- [Problem]: Retype, with no alterations, every line between the one containing "Write the seaborn" and the one containing "import matplotlib.pyplot as plt", counting both of those lines too. Pictures are to be left out.

Figure scripts
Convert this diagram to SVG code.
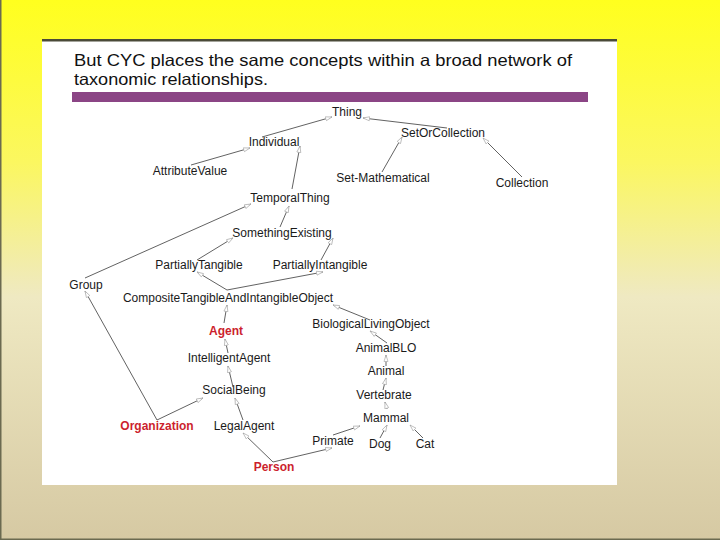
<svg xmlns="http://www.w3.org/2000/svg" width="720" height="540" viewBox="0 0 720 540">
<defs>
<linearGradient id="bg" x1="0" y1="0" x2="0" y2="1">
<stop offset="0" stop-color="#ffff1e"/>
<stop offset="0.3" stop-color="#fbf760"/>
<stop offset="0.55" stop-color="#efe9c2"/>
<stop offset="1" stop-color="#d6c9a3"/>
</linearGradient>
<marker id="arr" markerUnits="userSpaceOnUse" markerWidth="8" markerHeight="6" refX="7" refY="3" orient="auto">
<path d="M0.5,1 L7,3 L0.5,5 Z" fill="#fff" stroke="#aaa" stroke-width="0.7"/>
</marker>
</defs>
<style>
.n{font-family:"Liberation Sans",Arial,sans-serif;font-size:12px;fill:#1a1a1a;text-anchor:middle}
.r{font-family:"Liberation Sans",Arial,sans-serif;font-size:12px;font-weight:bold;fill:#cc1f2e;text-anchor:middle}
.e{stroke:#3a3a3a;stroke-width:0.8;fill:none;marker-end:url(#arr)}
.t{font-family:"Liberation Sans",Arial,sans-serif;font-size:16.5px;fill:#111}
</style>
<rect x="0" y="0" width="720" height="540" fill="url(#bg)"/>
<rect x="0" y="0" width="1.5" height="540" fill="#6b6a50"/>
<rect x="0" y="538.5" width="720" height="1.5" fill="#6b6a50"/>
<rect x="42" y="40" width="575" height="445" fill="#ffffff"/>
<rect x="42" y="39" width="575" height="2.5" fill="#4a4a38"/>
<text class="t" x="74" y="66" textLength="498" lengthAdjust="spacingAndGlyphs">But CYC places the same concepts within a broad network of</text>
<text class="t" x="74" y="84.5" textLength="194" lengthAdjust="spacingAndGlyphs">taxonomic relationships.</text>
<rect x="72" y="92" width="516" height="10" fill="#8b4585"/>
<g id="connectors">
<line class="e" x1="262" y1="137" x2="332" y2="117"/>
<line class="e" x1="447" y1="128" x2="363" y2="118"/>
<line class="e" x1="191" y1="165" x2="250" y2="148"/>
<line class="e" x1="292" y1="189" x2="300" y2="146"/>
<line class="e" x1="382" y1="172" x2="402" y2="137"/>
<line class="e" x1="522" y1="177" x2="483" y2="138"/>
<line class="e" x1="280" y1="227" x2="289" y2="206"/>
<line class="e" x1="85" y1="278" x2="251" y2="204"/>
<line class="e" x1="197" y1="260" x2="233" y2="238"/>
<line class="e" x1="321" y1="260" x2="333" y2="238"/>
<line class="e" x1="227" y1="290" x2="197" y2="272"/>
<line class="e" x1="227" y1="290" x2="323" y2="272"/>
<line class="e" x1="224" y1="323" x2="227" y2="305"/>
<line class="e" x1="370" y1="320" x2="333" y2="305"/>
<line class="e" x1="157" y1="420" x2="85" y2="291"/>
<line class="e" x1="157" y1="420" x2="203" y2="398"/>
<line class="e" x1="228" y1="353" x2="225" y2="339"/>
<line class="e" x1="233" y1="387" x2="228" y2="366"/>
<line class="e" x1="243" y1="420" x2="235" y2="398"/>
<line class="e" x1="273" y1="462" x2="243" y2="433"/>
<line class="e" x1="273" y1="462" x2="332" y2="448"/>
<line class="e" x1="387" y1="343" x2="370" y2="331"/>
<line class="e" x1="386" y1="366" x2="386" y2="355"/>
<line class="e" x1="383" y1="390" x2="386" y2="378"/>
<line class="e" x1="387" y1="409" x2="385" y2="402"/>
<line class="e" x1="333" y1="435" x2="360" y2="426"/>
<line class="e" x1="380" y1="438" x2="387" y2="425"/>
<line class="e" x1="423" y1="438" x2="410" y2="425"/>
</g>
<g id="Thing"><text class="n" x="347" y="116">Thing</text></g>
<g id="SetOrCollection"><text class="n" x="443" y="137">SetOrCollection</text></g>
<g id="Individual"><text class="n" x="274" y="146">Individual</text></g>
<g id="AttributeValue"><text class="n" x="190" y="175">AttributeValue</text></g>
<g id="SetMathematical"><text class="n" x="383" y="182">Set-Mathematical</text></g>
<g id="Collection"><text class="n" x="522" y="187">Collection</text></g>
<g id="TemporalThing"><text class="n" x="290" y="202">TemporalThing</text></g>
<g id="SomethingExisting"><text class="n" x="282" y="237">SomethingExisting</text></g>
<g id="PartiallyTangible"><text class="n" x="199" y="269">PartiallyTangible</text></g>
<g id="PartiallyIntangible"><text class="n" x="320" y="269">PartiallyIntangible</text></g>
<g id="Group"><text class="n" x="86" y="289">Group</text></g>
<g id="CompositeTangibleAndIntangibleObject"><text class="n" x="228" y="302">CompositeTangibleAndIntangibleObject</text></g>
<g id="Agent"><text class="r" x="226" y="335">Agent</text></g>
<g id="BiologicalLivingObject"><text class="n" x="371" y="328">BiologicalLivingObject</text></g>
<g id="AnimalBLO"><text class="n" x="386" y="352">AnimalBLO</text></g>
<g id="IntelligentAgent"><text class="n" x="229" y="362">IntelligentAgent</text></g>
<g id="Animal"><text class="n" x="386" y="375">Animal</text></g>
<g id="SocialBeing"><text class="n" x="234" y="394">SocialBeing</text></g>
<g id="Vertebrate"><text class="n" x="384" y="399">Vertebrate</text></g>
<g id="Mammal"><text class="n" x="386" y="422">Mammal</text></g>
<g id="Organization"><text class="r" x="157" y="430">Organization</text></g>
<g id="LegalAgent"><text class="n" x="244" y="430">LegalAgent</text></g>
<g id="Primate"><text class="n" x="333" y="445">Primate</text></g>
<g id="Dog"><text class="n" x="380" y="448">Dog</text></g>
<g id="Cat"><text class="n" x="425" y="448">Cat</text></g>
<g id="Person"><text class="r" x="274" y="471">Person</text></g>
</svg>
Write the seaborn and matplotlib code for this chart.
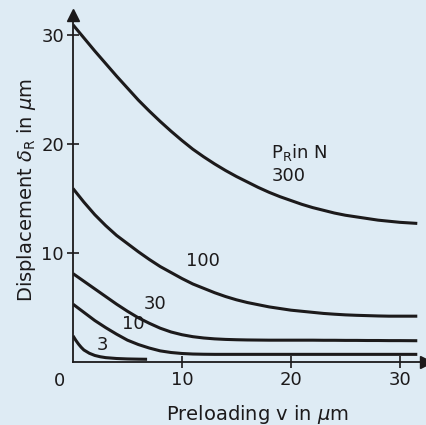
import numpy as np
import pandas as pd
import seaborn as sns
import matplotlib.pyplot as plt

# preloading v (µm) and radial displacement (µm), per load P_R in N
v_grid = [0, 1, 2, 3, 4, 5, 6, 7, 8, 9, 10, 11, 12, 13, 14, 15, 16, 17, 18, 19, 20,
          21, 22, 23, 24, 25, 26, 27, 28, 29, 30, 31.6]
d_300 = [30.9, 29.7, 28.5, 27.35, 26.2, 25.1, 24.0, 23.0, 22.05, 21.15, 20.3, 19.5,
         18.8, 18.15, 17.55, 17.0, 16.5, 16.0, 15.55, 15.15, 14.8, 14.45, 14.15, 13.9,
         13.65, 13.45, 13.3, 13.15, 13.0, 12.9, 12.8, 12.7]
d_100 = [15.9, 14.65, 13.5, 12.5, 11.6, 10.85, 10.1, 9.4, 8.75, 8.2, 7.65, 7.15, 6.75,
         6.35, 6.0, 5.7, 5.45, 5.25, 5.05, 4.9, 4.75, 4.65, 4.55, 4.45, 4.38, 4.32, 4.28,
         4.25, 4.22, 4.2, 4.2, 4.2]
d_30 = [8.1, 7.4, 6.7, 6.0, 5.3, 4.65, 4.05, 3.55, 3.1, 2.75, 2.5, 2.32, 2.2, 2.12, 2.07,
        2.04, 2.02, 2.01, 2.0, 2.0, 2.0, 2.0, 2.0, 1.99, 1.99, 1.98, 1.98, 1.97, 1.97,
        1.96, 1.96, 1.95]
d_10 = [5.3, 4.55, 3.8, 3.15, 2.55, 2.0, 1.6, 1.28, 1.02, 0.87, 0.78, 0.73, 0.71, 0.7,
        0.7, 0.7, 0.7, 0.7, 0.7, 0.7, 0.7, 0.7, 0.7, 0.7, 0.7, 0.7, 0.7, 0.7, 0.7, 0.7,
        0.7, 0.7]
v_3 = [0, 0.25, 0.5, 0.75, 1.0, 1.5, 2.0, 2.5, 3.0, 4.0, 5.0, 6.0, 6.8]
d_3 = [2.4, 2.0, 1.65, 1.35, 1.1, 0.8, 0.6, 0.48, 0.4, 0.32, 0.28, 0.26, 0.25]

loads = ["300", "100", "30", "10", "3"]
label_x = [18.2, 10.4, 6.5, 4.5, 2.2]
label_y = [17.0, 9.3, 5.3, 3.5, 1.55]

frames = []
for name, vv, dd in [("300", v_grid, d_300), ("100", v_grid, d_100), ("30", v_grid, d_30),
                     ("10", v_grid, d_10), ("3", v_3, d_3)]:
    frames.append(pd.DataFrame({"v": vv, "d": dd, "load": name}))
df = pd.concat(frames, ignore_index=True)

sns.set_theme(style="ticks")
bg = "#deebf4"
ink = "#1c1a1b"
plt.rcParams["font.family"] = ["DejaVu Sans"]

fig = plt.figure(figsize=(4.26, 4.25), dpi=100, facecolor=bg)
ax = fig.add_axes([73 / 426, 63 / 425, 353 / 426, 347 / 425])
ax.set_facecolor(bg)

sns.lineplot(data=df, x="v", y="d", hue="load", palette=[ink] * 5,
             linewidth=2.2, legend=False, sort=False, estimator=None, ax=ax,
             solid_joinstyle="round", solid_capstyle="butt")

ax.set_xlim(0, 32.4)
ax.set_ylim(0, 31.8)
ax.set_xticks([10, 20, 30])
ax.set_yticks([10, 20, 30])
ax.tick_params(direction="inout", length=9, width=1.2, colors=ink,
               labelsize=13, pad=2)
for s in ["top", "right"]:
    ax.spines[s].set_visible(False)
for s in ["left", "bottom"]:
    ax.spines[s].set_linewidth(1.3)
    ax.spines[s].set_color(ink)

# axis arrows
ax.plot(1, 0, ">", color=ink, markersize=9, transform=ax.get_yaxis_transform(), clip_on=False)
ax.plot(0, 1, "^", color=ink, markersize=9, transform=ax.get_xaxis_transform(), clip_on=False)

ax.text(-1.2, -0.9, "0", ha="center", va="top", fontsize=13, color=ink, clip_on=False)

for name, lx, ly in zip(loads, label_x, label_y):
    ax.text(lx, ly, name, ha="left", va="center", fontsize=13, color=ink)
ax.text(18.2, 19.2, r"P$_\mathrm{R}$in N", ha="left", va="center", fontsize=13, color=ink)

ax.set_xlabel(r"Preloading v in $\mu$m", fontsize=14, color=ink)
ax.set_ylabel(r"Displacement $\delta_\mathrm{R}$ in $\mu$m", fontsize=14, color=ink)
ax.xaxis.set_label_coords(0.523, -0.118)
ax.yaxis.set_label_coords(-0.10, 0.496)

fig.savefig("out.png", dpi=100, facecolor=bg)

- [Answer to the task]:
Write the seaborn and matplotlib code for this chart.
import numpy as np
import pandas as pd
import seaborn as sns
import matplotlib.pyplot as plt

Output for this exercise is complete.